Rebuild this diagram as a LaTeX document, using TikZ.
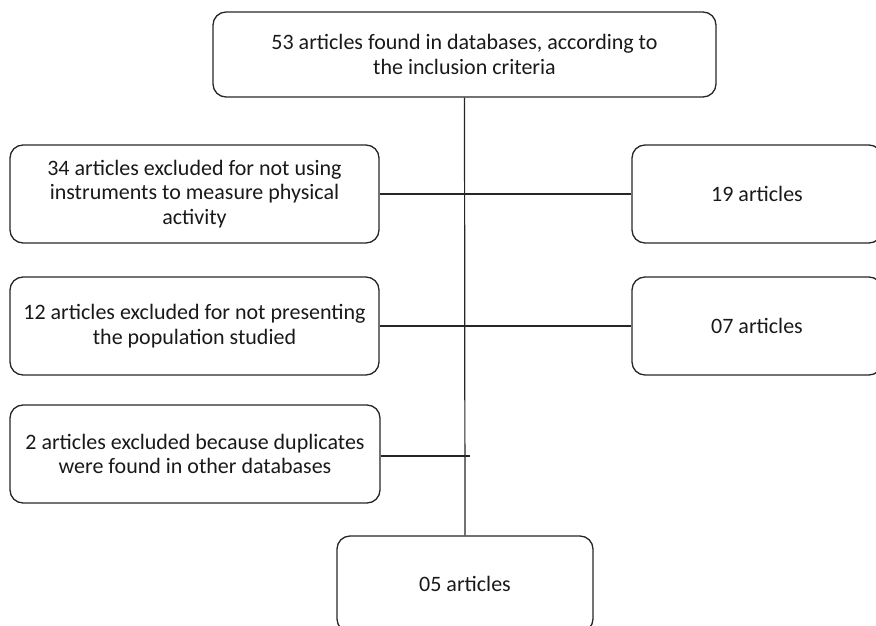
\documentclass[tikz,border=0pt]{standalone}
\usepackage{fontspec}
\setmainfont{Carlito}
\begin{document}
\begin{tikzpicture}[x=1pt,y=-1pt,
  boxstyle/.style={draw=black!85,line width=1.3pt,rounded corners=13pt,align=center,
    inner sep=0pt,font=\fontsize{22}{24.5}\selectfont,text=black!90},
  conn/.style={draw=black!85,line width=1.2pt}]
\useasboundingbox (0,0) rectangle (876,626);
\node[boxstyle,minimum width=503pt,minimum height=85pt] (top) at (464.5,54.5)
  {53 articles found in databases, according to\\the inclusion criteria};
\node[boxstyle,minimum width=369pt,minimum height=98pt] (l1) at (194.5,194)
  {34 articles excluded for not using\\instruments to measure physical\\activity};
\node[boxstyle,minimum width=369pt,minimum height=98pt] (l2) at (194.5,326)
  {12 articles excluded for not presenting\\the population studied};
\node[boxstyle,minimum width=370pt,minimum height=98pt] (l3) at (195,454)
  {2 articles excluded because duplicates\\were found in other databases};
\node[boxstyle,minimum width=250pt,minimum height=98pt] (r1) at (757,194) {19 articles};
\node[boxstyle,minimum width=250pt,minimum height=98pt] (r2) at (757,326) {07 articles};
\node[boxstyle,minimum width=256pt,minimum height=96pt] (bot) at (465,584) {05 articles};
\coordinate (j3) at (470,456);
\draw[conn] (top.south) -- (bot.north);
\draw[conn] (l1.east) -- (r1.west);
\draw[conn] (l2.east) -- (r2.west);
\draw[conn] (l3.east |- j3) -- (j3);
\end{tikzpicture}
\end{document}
********************
[Required task] Return the listing above word for word, with the pictures removed.

[Task answer]
Rebuild this diagram as a LaTeX document, using TikZ.
\documentclass[tikz,border=0pt]{standalone}
\usepackage{fontspec}
\setmainfont{Carlito}
\begin{document}
\begin{tikzpicture}[x=1pt,y=-1pt,
  boxstyle/.style={draw=black!85,line width=1.3pt,rounded corners=13pt,align=center,
    inner sep=0pt,font=\fontsize{22}{24.5}\selectfont,text=black!90},
  conn/.style={draw=black!85,line width=1.2pt}]
\useasboundingbox (0,0) rectangle (876,626);
\node[boxstyle,minimum width=503pt,minimum height=85pt] (top) at (464.5,54.5)
  {53 articles found in databases, according to\\the inclusion criteria};
\node[boxstyle,minimum width=369pt,minimum height=98pt] (l1) at (194.5,194)
  {34 articles excluded for not using\\instruments to measure physical\\activity};
\node[boxstyle,minimum width=369pt,minimum height=98pt] (l2) at (194.5,326)
  {12 articles excluded for not presenting\\the population studied};
\node[boxstyle,minimum width=370pt,minimum height=98pt] (l3) at (195,454)
  {2 articles excluded because duplicates\\were found in other databases};
\node[boxstyle,minimum width=250pt,minimum height=98pt] (r1) at (757,194) {19 articles};
\node[boxstyle,minimum width=250pt,minimum height=98pt] (r2) at (757,326) {07 articles};
\node[boxstyle,minimum width=256pt,minimum height=96pt] (bot) at (465,584) {05 articles};
\coordinate (j3) at (470,456);
\draw[conn] (top.south) -- (bot.north);
\draw[conn] (l1.east) -- (r1.west);
\draw[conn] (l2.east) -- (r2.west);
\draw[conn] (l3.east |- j3) -- (j3);
\end{tikzpicture}
\end{document}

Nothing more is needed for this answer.